# Short problem:
Retype every line from the top of the entries down to the one with "(0,0) rectangle (1257,1196);", both included, and skip the pictures.

# Dataset excerpts:

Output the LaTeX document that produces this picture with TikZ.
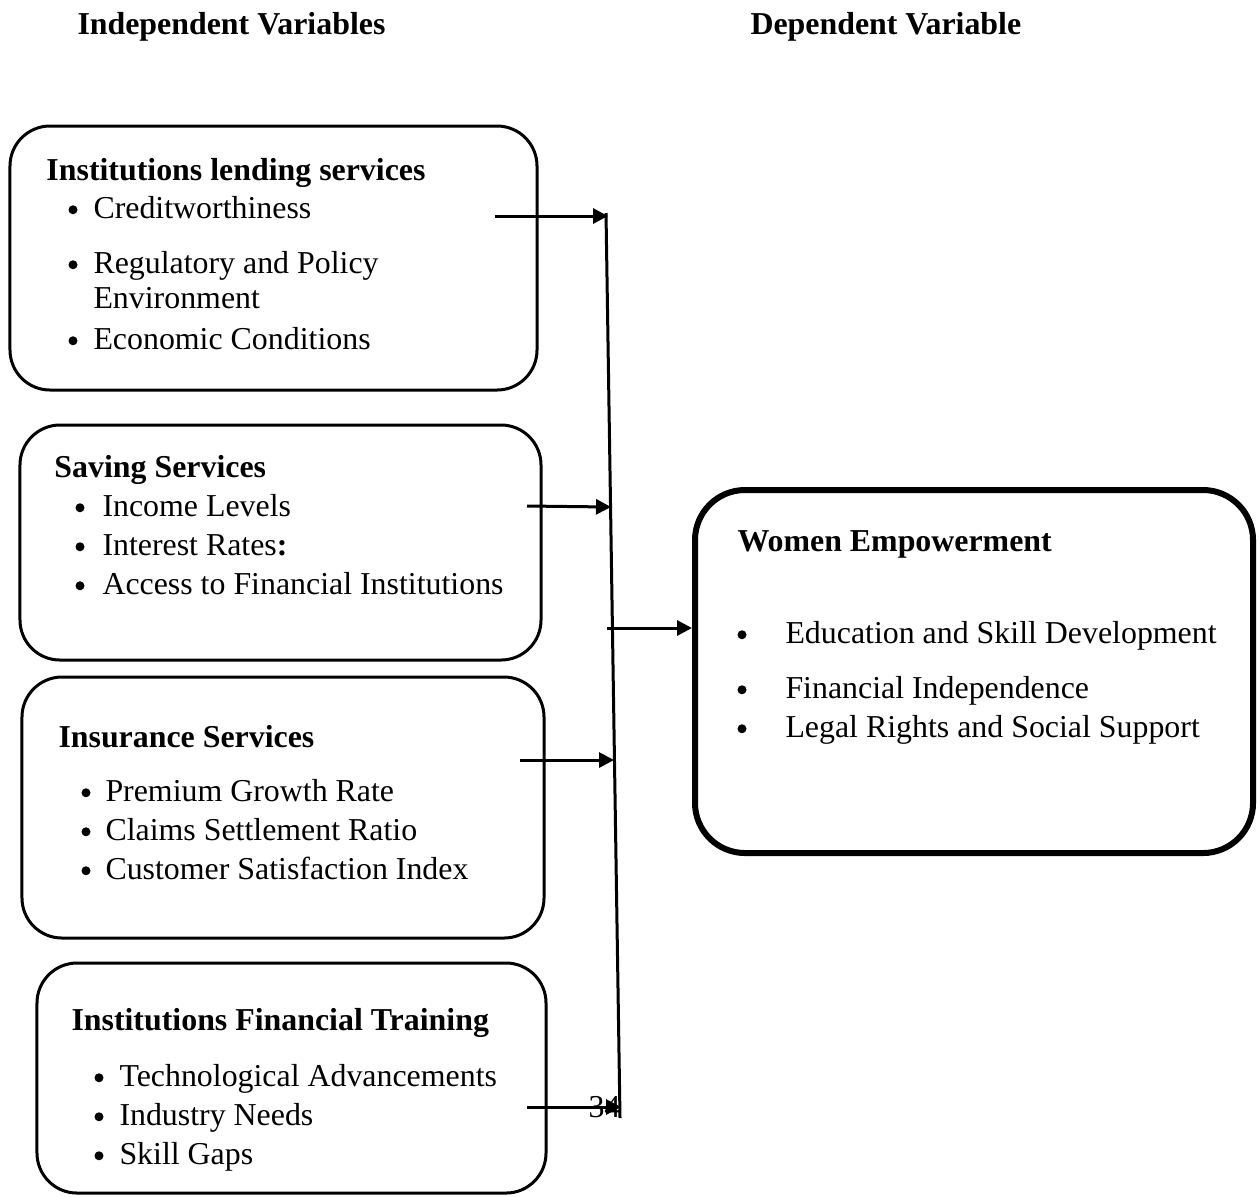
\documentclass[tikz,border=0pt]{standalone}
\usepackage{fontspec}
\setmainfont{Liberation Serif}
\usetikzlibrary{arrows.meta}

\begin{document}
\begin{tikzpicture}[x=0.4pt,y=-0.4pt,font=\fontsize{12.75}{15}\selectfont,
  vbox/.style={draw, rounded corners=16pt, line width=1.2pt, inner sep=0pt},
  title/.style={anchor=base west, inner sep=0pt, font=\fontsize{12.75}{15}\selectfont\bfseries},
  item/.style={anchor=base west, inner sep=0pt},
  dot/.style={circle, fill, inner sep=0pt, minimum size=3.6pt, yshift=3.3pt},
  arr/.style={line width=1.2pt, -{Triangle[length=6pt,width=6pt]}}]
\path[use as bounding box] (0,0) rectangle (1257,1196);

% headings
\node[title] (indep) at (77,34) {Independent Variables};
\node[title] (dep) at (750,34) {Dependent Variable};

% independent variable boxes
\node[vbox, minimum width=210.8pt, minimum height=105.6pt] (lend) at (273.5,258) {};
\node[title] (lendT) at (46,180) {Institutions lending services};
\node[dot] (lendB1) at (73,218) {};
\node[item] (lendI1) at (93,218) {Creditworthiness};
\node[dot] (lendB2) at (73,273) {};
\node[item] (lendI2) at (93,273) {Regulatory and Policy};
\node[item] (lendI2b) at (93,308) {Environment};
\node[dot] (lendB3) at (73,349) {};
\node[item] (lendI3) at (93,349) {Economic Conditions};

\node[vbox, minimum width=208.4pt, minimum height=94pt] (save) at (280.5,542.5) {};
\node[title] (saveT) at (54,477) {Saving Services};
\foreach \i/\y/\t in {1/516/Income Levels, 2/555/Interest Rates\textbf{:}, 3/594/Access to Financial Institutions} {
  \node[dot] (saveB\i) at (80,\y) {};
  \node[item] (saveI\i) at (102,\y) {\t};
}

\node[vbox, minimum width=208.8pt, minimum height=104.4pt] (insur) at (283,807.5) {};
\node[title] (insurT) at (58,747) {Insurance Services};
\foreach \i/\y/\t in {1/801/Premium Growth Rate, 2/840/Claims Settlement Ratio, 3/879/Customer Satisfaction Index} {
  \node[dot] (insurB\i) at (86,\y) {};
  \node[item] (insurI\i) at (105,\y) {\t};
}

\node[vbox, minimum width=203.6pt, minimum height=92pt] (train) at (291.5,1078) {};
\node[title] (trainT) at (71,1030) {Institutions Financial Training};
\foreach \i/\y/\t in {1/1086/Technological Advancements, 2/1125/Industry Needs, 3/1164/Skill Gaps} {
  \node[dot] (trainB\i) at (99,\y) {};
  \node[item] (trainI\i) at (119,\y) {\t};
}

% dependent variable box
\node[vbox, line width=2.4pt, rounded corners=20pt, minimum width=223.2pt, minimum height=145.2pt] (women) at (974,671.5) {};
\node[title] (womenT) at (737,551) {Women Empowerment};
\foreach \i/\y/\t in {1/643/Education and Skill Development, 2/698/Financial Independence, 3/737/Legal Rights and Social Support} {
  \node[dot] (womenB\i) at (742,\y) {};
  \node[item] (womenI\i) at (785,\y) {\t};
}

% page number
\node[item] (pageno) at (588,1117) {34};

% collecting line
\coordinate (busT) at (606,213);
\coordinate (busB) at (620,1118);
\draw[line width=1.2pt] (busT) -- (busB);

\coordinate (s1) at (495,216);
\coordinate (t1) at (608,216);
\coordinate (s2) at (527,506);
\coordinate (t2) at (611,507);
\coordinate (s3) at (607,628);
\coordinate (s4) at (520,760);
\coordinate (t4) at (614,760);
\coordinate (s5) at (527,1107);
\coordinate (t5) at (621,1107);

\draw[arr] (s1) -- (t1);
\draw[arr] (s2) -- (t2);
\draw[arr] (s3) -- (s3 -| women.west);
\draw[arr] (s4) -- (t4);
\draw[arr] (s5) -- (t5);
\end{tikzpicture}
\end{document}
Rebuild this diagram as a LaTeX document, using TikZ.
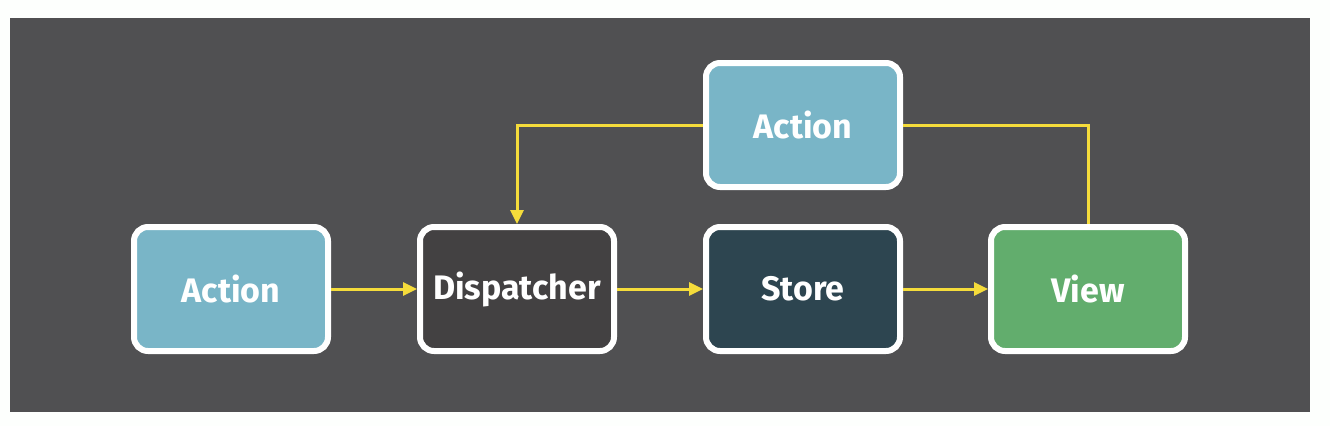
\documentclass[tikz,border=0pt]{standalone}
\usepackage{fontspec}
\setmainfont{Fira Sans}
\usetikzlibrary{arrows.meta}
\definecolor{pagebg}{HTML}{FDFFFD}
\definecolor{panel}{HTML}{505052}
\definecolor{actfill}{HTML}{79B5C7}
\definecolor{dispfill}{HTML}{434142}
\definecolor{storefill}{HTML}{2D4550}
\definecolor{viewfill}{HTML}{62AD6D}
\definecolor{flow}{HTML}{F5DC3B}
\tikzset{
  box/.style={draw=white, line width=6pt, rounded corners=14pt,
    minimum width=194pt, minimum height=124pt, outer sep=3pt,
    text=white, font=\fontsize{34}{40}\selectfont\bfseries},
  flowline/.style={draw=flow, line width=3pt},
  flowarrow/.style={flowline, -{Triangle[length=14pt,width=13pt]}}
}
\begin{document}
\begin{tikzpicture}[x=1pt,y=-1pt]
\fill[pagebg] (0,0) rectangle (1330,426);
\useasboundingbox (0,0) rectangle (1330,426);
\fill[panel] (10,18) rectangle (1310,412);
\node[box, fill=actfill]   (a1) at (231,289) {Action};
\node[box, fill=dispfill]  (d)  at (517,289) {Dispatcher};
\node[box, fill=storefill] (s)  at (803,289) {Store};
\node[box, fill=viewfill]  (v)  at (1088,289) {View};
\node[box, fill=actfill]   (a2) at (803,125) {Action};
\draw[flowarrow] (a1) -- (d);
\draw[flowarrow] (d) -- (s);
\draw[flowarrow] (s) -- (v);
\draw[flowline] (v.north) |- (a2.east);
\draw[flowarrow] (a2.west) -| (d.north);
\end{tikzpicture}
\end{document}
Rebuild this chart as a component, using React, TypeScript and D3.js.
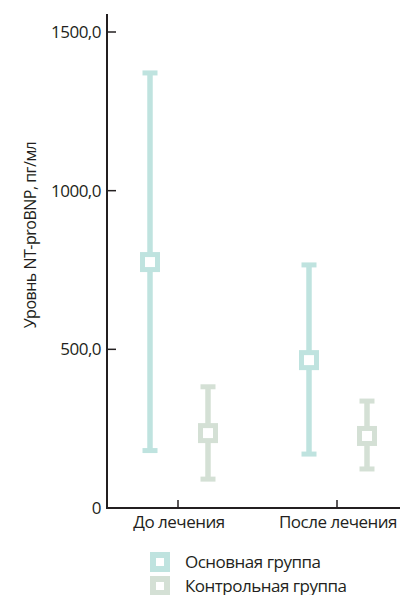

# Solution to the exercise:
Output the LaTeX document that produces this picture with TikZ.
\documentclass[tikz,border=0pt]{standalone}
\usepackage{fontspec}
\setmainfont{Liberation Serif}
\usetikzlibrary{arrows.meta}

\begin{document}
\begin{tikzpicture}[x=0.4pt,y=-0.4pt,font=\fontsize{12.75}{15}\selectfont,
  vbox/.style={draw, rounded corners=16pt, line width=1.2pt, inner sep=0pt},
  title/.style={anchor=base west, inner sep=0pt, font=\fontsize{12.75}{15}\selectfont\bfseries},
  item/.style={anchor=base west, inner sep=0pt},
  dot/.style={circle, fill, inner sep=0pt, minimum size=3.6pt, yshift=3.3pt},
  arr/.style={line width=1.2pt, -{Triangle[length=6pt,width=6pt]}}]
\path[use as bounding box] (0,0) rectangle (1257,1196);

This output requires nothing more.